* _Exercise aim_:
Reproduce the listing below without changes, except that pictures are left out.
+---+
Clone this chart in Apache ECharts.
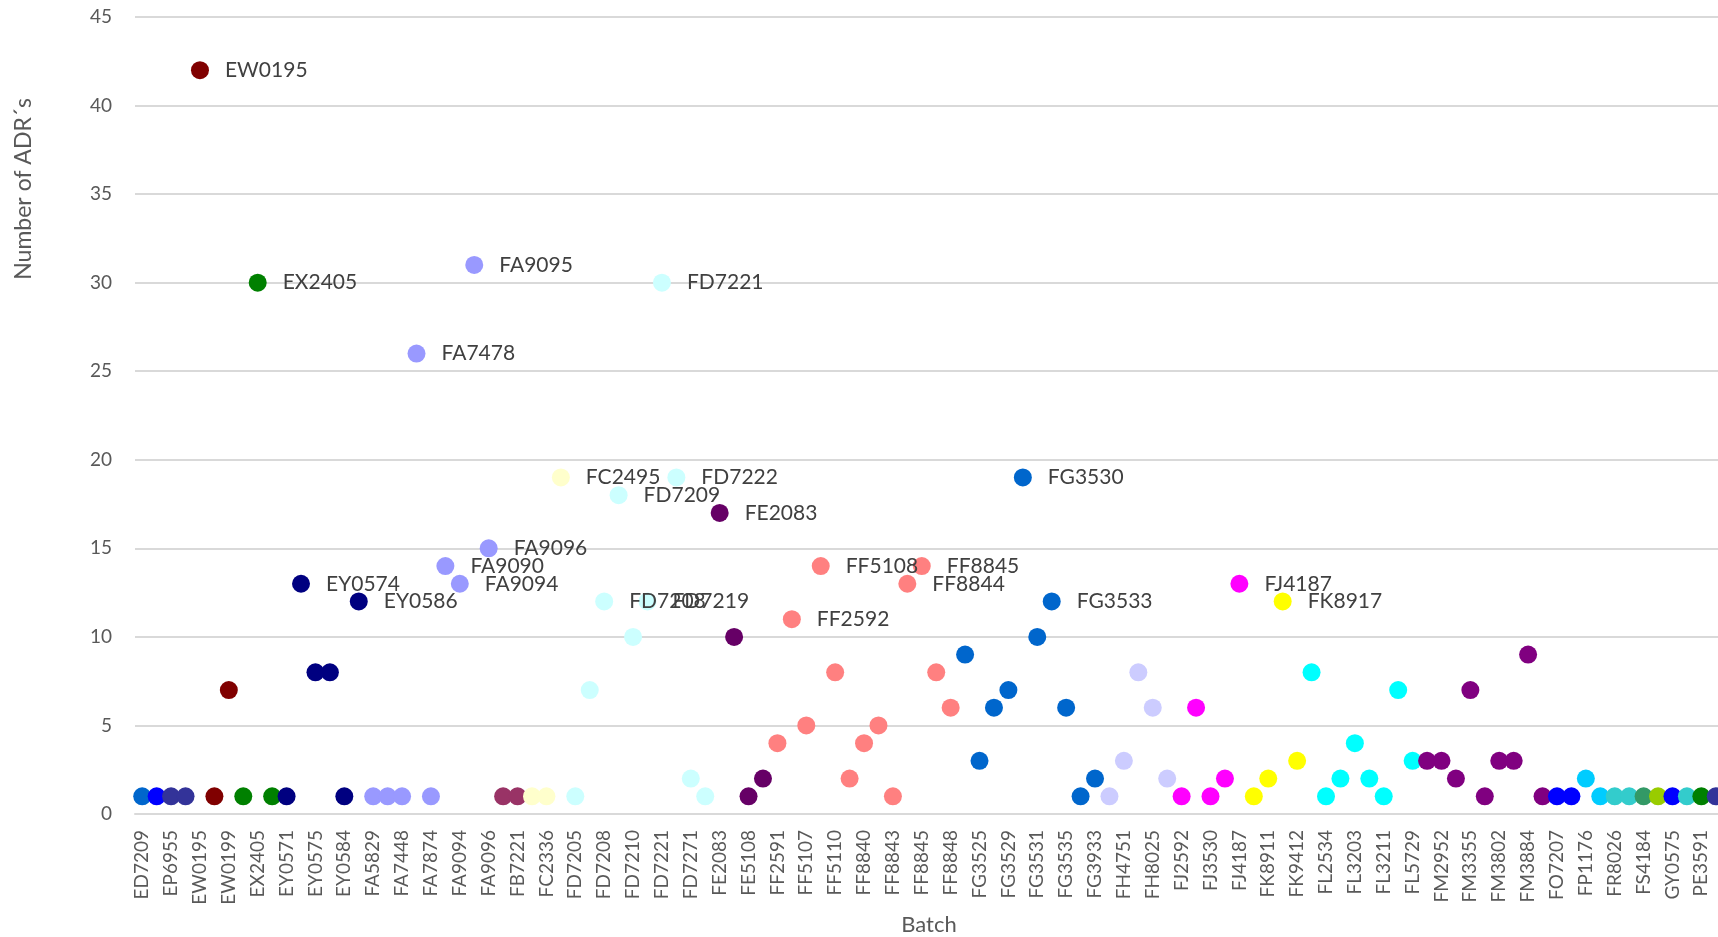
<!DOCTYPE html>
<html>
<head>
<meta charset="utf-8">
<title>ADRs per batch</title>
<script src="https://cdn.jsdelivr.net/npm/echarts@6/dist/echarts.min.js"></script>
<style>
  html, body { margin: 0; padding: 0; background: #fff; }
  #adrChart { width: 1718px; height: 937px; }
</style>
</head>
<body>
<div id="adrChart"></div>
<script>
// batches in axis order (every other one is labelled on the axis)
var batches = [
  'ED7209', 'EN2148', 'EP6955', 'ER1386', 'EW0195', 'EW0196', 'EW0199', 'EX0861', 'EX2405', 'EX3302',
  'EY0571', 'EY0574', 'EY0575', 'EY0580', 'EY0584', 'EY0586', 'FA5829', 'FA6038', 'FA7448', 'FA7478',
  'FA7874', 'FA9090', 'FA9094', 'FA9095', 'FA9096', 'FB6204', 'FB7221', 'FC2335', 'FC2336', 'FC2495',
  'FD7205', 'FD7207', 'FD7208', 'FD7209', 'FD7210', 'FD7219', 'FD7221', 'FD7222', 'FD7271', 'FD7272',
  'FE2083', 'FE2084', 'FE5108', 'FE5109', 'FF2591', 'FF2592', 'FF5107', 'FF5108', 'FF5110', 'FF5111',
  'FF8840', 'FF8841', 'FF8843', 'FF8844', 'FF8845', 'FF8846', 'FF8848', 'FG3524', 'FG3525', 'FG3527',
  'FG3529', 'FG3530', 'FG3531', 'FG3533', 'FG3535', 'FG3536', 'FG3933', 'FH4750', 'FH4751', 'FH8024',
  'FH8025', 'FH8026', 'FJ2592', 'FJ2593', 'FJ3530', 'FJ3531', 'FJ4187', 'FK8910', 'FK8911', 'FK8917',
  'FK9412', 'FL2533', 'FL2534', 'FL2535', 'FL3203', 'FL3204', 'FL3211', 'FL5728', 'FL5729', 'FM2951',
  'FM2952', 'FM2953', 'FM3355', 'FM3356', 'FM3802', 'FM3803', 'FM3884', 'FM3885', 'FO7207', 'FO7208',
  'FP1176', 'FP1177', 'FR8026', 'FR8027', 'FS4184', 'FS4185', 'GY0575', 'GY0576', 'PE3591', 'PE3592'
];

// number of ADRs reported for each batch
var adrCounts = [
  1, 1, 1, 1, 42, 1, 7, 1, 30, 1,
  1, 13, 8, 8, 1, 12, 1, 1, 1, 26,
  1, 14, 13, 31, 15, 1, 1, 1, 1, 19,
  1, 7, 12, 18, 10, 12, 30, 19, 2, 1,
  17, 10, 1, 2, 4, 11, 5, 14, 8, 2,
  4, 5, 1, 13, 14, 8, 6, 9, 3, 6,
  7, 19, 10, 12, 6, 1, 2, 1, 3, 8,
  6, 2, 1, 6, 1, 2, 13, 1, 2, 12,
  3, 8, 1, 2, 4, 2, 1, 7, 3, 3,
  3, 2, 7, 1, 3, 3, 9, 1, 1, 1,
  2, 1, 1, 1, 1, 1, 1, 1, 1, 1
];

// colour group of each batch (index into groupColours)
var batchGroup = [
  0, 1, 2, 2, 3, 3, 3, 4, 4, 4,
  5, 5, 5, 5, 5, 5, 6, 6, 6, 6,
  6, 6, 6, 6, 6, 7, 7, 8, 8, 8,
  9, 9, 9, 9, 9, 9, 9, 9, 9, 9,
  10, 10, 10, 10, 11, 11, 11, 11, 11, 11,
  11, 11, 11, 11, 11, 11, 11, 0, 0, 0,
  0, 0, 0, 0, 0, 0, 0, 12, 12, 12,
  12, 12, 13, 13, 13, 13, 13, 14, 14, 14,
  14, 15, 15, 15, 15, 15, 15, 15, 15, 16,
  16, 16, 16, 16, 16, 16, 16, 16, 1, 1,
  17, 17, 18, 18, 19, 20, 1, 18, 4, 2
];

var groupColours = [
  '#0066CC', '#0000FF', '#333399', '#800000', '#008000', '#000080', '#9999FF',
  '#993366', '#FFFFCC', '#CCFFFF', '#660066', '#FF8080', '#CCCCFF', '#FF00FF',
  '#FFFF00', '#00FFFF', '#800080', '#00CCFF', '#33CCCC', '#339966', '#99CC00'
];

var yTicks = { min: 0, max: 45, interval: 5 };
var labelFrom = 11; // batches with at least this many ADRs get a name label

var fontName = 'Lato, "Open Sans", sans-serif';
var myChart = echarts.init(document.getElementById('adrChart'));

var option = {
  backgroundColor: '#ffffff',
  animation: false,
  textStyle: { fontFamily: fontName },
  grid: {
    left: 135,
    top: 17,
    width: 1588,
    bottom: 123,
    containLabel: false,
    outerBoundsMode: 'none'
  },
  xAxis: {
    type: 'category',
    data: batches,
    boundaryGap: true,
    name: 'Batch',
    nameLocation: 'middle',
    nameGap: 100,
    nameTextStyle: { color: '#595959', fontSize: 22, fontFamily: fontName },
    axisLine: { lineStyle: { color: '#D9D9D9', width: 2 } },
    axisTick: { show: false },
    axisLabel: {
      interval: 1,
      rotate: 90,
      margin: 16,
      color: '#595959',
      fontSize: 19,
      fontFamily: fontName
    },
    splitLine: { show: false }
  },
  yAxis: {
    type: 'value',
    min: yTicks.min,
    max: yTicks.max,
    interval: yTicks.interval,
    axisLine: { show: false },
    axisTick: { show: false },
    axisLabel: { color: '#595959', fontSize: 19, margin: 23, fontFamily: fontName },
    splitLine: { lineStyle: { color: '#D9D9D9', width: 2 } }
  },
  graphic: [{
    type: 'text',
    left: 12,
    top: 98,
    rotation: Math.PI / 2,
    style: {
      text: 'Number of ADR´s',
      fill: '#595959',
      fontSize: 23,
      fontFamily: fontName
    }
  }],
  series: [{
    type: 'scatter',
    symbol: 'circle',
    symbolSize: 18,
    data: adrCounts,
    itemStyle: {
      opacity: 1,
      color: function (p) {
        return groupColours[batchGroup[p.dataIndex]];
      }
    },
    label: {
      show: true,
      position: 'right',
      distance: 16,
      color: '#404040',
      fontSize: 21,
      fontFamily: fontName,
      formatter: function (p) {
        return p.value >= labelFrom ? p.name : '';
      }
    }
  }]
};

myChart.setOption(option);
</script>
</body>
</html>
+---+
* _Exercise output_:
Clone this chart in Apache ECharts.
<!DOCTYPE html>
<html>
<head>
<meta charset="utf-8">
<title>ADRs per batch</title>
<script src="https://cdn.jsdelivr.net/npm/echarts@6/dist/echarts.min.js"></script>
<style>
  html, body { margin: 0; padding: 0; background: #fff; }
  #adrChart { width: 1718px; height: 937px; }
</style>
</head>
<body>
<div id="adrChart"></div>
<script>
// batches in axis order (every other one is labelled on the axis)
var batches = [
  'ED7209', 'EN2148', 'EP6955', 'ER1386', 'EW0195', 'EW0196', 'EW0199', 'EX0861', 'EX2405', 'EX3302',
  'EY0571', 'EY0574', 'EY0575', 'EY0580', 'EY0584', 'EY0586', 'FA5829', 'FA6038', 'FA7448', 'FA7478',
  'FA7874', 'FA9090', 'FA9094', 'FA9095', 'FA9096', 'FB6204', 'FB7221', 'FC2335', 'FC2336', 'FC2495',
  'FD7205', 'FD7207', 'FD7208', 'FD7209', 'FD7210', 'FD7219', 'FD7221', 'FD7222', 'FD7271', 'FD7272',
  'FE2083', 'FE2084', 'FE5108', 'FE5109', 'FF2591', 'FF2592', 'FF5107', 'FF5108', 'FF5110', 'FF5111',
  'FF8840', 'FF8841', 'FF8843', 'FF8844', 'FF8845', 'FF8846', 'FF8848', 'FG3524', 'FG3525', 'FG3527',
  'FG3529', 'FG3530', 'FG3531', 'FG3533', 'FG3535', 'FG3536', 'FG3933', 'FH4750', 'FH4751', 'FH8024',
  'FH8025', 'FH8026', 'FJ2592', 'FJ2593', 'FJ3530', 'FJ3531', 'FJ4187', 'FK8910', 'FK8911', 'FK8917',
  'FK9412', 'FL2533', 'FL2534', 'FL2535', 'FL3203', 'FL3204', 'FL3211', 'FL5728', 'FL5729', 'FM2951',
  'FM2952', 'FM2953', 'FM3355', 'FM3356', 'FM3802', 'FM3803', 'FM3884', 'FM3885', 'FO7207', 'FO7208',
  'FP1176', 'FP1177', 'FR8026', 'FR8027', 'FS4184', 'FS4185', 'GY0575', 'GY0576', 'PE3591', 'PE3592'
];

// number of ADRs reported for each batch
var adrCounts = [
  1, 1, 1, 1, 42, 1, 7, 1, 30, 1,
  1, 13, 8, 8, 1, 12, 1, 1, 1, 26,
  1, 14, 13, 31, 15, 1, 1, 1, 1, 19,
  1, 7, 12, 18, 10, 12, 30, 19, 2, 1,
  17, 10, 1, 2, 4, 11, 5, 14, 8, 2,
  4, 5, 1, 13, 14, 8, 6, 9, 3, 6,
  7, 19, 10, 12, 6, 1, 2, 1, 3, 8,
  6, 2, 1, 6, 1, 2, 13, 1, 2, 12,
  3, 8, 1, 2, 4, 2, 1, 7, 3, 3,
  3, 2, 7, 1, 3, 3, 9, 1, 1, 1,
  2, 1, 1, 1, 1, 1, 1, 1, 1, 1
];

// colour group of each batch (index into groupColours)
var batchGroup = [
  0, 1, 2, 2, 3, 3, 3, 4, 4, 4,
  5, 5, 5, 5, 5, 5, 6, 6, 6, 6,
  6, 6, 6, 6, 6, 7, 7, 8, 8, 8,
  9, 9, 9, 9, 9, 9, 9, 9, 9, 9,
  10, 10, 10, 10, 11, 11, 11, 11, 11, 11,
  11, 11, 11, 11, 11, 11, 11, 0, 0, 0,
  0, 0, 0, 0, 0, 0, 0, 12, 12, 12,
  12, 12, 13, 13, 13, 13, 13, 14, 14, 14,
  14, 15, 15, 15, 15, 15, 15, 15, 15, 16,
  16, 16, 16, 16, 16, 16, 16, 16, 1, 1,
  17, 17, 18, 18, 19, 20, 1, 18, 4, 2
];

var groupColours = [
  '#0066CC', '#0000FF', '#333399', '#800000', '#008000', '#000080', '#9999FF',
  '#993366', '#FFFFCC', '#CCFFFF', '#660066', '#FF8080', '#CCCCFF', '#FF00FF',
  '#FFFF00', '#00FFFF', '#800080', '#00CCFF', '#33CCCC', '#339966', '#99CC00'
];

var yTicks = { min: 0, max: 45, interval: 5 };
var labelFrom = 11; // batches with at least this many ADRs get a name label

var fontName = 'Lato, "Open Sans", sans-serif';
var myChart = echarts.init(document.getElementById('adrChart'));

var option = {
  backgroundColor: '#ffffff',
  animation: false,
  textStyle: { fontFamily: fontName },
  grid: {
    left: 135,
    top: 17,
    width: 1588,
    bottom: 123,
    containLabel: false,
    outerBoundsMode: 'none'
  },
  xAxis: {
    type: 'category',
    data: batches,
    boundaryGap: true,
    name: 'Batch',
    nameLocation: 'middle',
    nameGap: 100,
    nameTextStyle: { color: '#595959', fontSize: 22, fontFamily: fontName },
    axisLine: { lineStyle: { color: '#D9D9D9', width: 2 } },
    axisTick: { show: false },
    axisLabel: {
      interval: 1,
      rotate: 90,
      margin: 16,
      color: '#595959',
      fontSize: 19,
      fontFamily: fontName
    },
    splitLine: { show: false }
  },
  yAxis: {
    type: 'value',
    min: yTicks.min,
    max: yTicks.max,
    interval: yTicks.interval,
    axisLine: { show: false },
    axisTick: { show: false },
    axisLabel: { color: '#595959', fontSize: 19, margin: 23, fontFamily: fontName },
    splitLine: { lineStyle: { color: '#D9D9D9', width: 2 } }
  },
  graphic: [{
    type: 'text',
    left: 12,
    top: 98,
    rotation: Math.PI / 2,
    style: {
      text: 'Number of ADR´s',
      fill: '#595959',
      fontSize: 23,
      fontFamily: fontName
    }
  }],
  series: [{
    type: 'scatter',
    symbol: 'circle',
    symbolSize: 18,
    data: adrCounts,
    itemStyle: {
      opacity: 1,
      color: function (p) {
        return groupColours[batchGroup[p.dataIndex]];
      }
    },
    label: {
      show: true,
      position: 'right',
      distance: 16,
      color: '#404040',
      fontSize: 21,
      fontFamily: fontName,
      formatter: function (p) {
        return p.value >= labelFrom ? p.name : '';
      }
    }
  }]
};

myChart.setOption(option);
</script>
</body>
</html>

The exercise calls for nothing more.